Question

Find the following product.
 $ \left( {{x^3} - {y^3}} \right) \times \left( {{x^2} + {y^2}} \right) $

Answer 1

Hint: We know that expansion of $ \left( {a - b} \right)\left( {c + d} \right) $ can be obtained by multiplying each term of first expression with each term of second expression. We will use this information to find the required product.

Complete step-by-step answer:
In this problem, we have two mathematical expressions $ {x^3} - {y^3} $ and $ {x^2} + {y^2} $ . We have to find the product of these two expressions. That is, we have to expand $ \left( {{x^3} - {y^3}} \right) \times \left( {{x^2} + {y^2}} \right) $ . Now expansion of $ \left( {a - b} \right)\left( {c + d} \right) $ is obtained by multiplying each term of first expression $ \left( {a - b} \right) $ with each term of second expression $ \left( {c + d} \right) $ . That is,
 $ \left( {a - b} \right)\left( {c + d} \right) = a\left( {c + d} \right) - b\left( {c + d} \right) $
 $ \Rightarrow \left( {a - b} \right)\left( {c + d} \right) = ac + ad - bc - bd $
Let us expand $ \left( {{x^3} - {y^3}} \right) \times \left( {{x^2} + {y^2}} \right) $ in the same manner. So, we can write
 $ \left( {{x^3} - {y^3}} \right) \times \left( {{x^2} + {y^2}} \right) = {x^3}\left( {{x^2} + {y^2}} \right) - {y^3}\left( {{x^2} + {y^2}} \right) $
 $ \Rightarrow \left( {{x^3} - {y^3}} \right) \times \left( {{x^2} + {y^2}} \right) = \left( {{x^3} \times {x^2}} \right) + \left( {{x^3} \times {y^2}} \right) - \left( {{y^3} \times {x^2}} \right) - \left( {{y^3} \times {y^2}} \right) \cdots \cdots \left( 1 \right) $
We know that $ {a^m} \times {a^n} = {a^{m + n}} $ . This is called the law of exponents. Use this law in the first and last bracket of RHS of the equation $ \left( 1 \right) $ . So, we can write
 $ \left( {{x^3} - {y^3}} \right) \times \left( {{x^2} + {y^2}} \right) = {x^5} + {x^3}{y^2} - {y^3}{x^2} - {y^5} $
Hence, we can say that the product of $ {x^3} - {y^3} $ and $ {x^2} + {y^2} $ is $ {x^5} + {x^3}{y^2} - {y^3}{x^2} - {y^5} $ .

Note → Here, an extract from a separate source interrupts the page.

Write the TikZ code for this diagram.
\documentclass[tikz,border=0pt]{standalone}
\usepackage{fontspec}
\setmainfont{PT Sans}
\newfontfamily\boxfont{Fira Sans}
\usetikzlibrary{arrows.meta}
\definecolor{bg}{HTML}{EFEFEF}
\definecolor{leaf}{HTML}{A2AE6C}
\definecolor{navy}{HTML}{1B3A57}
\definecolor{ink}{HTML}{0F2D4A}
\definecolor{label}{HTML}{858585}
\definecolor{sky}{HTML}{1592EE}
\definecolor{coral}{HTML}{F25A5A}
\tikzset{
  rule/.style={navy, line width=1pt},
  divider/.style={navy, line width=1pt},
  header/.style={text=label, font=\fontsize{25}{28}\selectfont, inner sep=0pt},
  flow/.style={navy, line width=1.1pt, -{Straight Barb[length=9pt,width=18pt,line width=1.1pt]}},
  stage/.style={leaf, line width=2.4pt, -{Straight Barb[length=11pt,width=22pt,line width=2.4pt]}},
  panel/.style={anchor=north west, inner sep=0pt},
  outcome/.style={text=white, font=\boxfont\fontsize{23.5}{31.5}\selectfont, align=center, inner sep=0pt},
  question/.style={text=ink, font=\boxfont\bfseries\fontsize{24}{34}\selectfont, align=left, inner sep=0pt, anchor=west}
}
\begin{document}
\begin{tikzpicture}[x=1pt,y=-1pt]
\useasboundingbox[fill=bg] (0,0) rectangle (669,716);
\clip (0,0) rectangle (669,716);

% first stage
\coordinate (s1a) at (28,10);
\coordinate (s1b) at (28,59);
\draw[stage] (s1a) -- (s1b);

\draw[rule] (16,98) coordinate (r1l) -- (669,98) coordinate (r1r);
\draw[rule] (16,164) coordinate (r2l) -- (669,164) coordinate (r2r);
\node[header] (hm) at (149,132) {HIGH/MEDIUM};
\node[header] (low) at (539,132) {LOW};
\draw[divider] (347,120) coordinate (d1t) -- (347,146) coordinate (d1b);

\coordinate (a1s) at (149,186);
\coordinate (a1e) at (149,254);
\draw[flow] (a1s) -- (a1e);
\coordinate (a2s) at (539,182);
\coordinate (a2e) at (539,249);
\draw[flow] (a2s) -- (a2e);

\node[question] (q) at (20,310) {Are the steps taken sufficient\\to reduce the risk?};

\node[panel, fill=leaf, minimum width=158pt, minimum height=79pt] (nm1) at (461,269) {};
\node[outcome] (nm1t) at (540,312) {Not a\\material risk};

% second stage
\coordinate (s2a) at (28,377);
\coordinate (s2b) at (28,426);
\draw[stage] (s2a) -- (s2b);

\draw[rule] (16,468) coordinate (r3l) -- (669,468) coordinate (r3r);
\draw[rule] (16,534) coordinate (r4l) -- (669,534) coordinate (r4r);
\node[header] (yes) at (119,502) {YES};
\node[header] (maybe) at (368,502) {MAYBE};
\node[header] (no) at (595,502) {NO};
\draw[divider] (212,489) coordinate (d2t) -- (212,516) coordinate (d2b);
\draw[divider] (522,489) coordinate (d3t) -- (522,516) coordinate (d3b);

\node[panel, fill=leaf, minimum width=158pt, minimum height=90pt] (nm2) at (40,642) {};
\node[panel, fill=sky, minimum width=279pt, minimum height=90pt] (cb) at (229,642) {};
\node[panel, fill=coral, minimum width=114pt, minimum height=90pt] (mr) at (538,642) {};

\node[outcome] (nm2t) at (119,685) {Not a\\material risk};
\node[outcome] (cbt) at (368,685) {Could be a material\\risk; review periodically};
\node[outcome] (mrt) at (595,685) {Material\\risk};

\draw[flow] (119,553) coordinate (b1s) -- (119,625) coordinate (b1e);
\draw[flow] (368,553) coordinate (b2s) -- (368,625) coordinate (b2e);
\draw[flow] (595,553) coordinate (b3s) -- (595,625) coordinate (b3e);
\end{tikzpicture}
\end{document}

Note: In this type of problems, we have to find the required product by multiplying each term of one expression with each term of another expression. In this problem, one mathematical expression is $ {x^3} - {y^3} $ . Remember that the factorization of $ {x^3} - {y^3} $ is given by $ {x^3} - {y^3} = \left( {x - y} \right)\left( {{x^2} + xy + {y^2}} \right) $ . Expansion of $ \left( {a + b} \right)\left( {c + d} \right) $ is given by $ ac + ad + bc + bd $ .